*Op 14 juni 1893 schreef George Hendrik Breitner (1857-1923) opgewekt aan zijn collega Herman van der Weele: ‘Ik heb tegenwoordig een zee van modellen. Iedere vrouw die ik op straat aanspreek, vat het nogal goed op. Ik heb nog nooit zoo iets bijgewoond, anders schelden ze me altijd uit (…).’ Een van hen was Geesje Kwak (1877-1899), de Zaanse schippersdochter – sinds 1880 met haar familie in Amsterdam - die voor Breitner poseerde vanaf hun ontmoeting in mei/juni 1893 tot ze in juli 1895 met zuster Niesje naar Zuid-Afrika emigreerde. Alwaar ze, schrikbarend jong nog, aan tuberculose overleed. Dankzij inspanningen van een team onder leiding van senior conservator Jenny Reynaerts zijn voor het eerst de dertien schilderijen waarop Breitner haar als meisje in witte, rode en blauwe Japanse kimono onsterfelijk maakte als volledige serie bijeen in het Rijksmuseum. Daaronder de rode kimono-versie van een particuliere eigenaar die zelden in het openbaar was te zien.

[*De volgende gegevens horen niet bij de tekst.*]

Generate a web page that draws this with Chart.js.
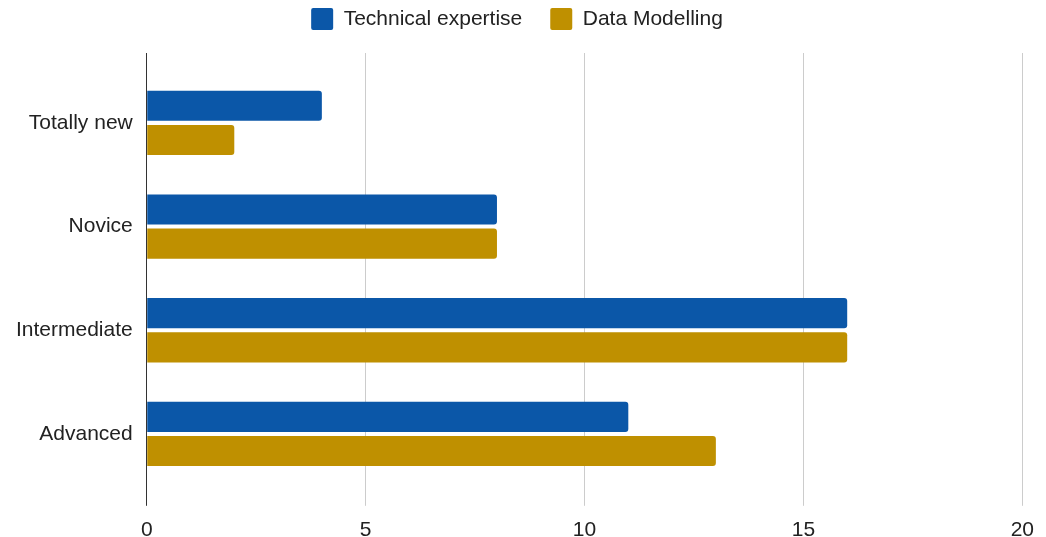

De reünie – aangevuld met een naakt, tekeningen, foto’s en Japanse prenten uit Breitners eigen collectie - bood kans voor onderzoek met onder meer infraroodreflectografie en X-ray fluorescence-spectroscopie. Een van de uitkomsten was dat zich onder geen van de meisjes ondertekeningen bevinden. In tegenstelling tot zijn stadsgezichten, leren we van junior-restaurator Nienke Woltman in de catalogus (de prachtige vormgeving is van Irma Boom) die ze met junior-conservator Suzanne Veldman schreef. Daarvan weten we volgens Woltman ‘dat Breitner wel degelijk eerst met grove potlood of houtskoollijnen de voorstelling opzette’. Al eerder was bekend dat Breitner af en toe doeken hergebruikte. Dat bleek nu ook het geval bij ‘Meisje in witte kimono’ uit de eigen collectie. Onder de voorstelling bevindt zich een andere figuur, mogelijk een naakt. Vanaf 1889 fotografeerde Breitner. Dat heeft hij als voorbereiding op zijn ‘kimono-meisjes’ aanwijsbaar ook gedaan, hij ‘kopieerde’ overigens nooit letterlijk. Andere steuntjes in de rug waren schetsen, goedkoper dan fotograferen voor de altijd met geldgebrek tobbende kunstenaar.
Wie Breitners meisje-in-kimono in al haar gedaantes geniet – wat een kleurenpracht, wat een rake weergave van tere schoonheid – kan zich voorstellen dat zijn carrière tussen 1893 en 1896 vooral als colorist een grote vlucht nam. Veldman: ‘Van berucht avant-gardekunstenaar groeide Breitner uit tot een algemeen bewonderd schilder met een koninklijke medaille en twee ridderordes op zak.’ Bijzondere toevoeging aan de expositie zijn Breitners schetsboekjes, een brief met schets aan Willem Witsen en zijn schildersezel en –kist. Met ook nog eens Breitners foto’s van Geesje Kwak onder handbereik: dichterbij kan een kunstenaar ongeveer niet voelen.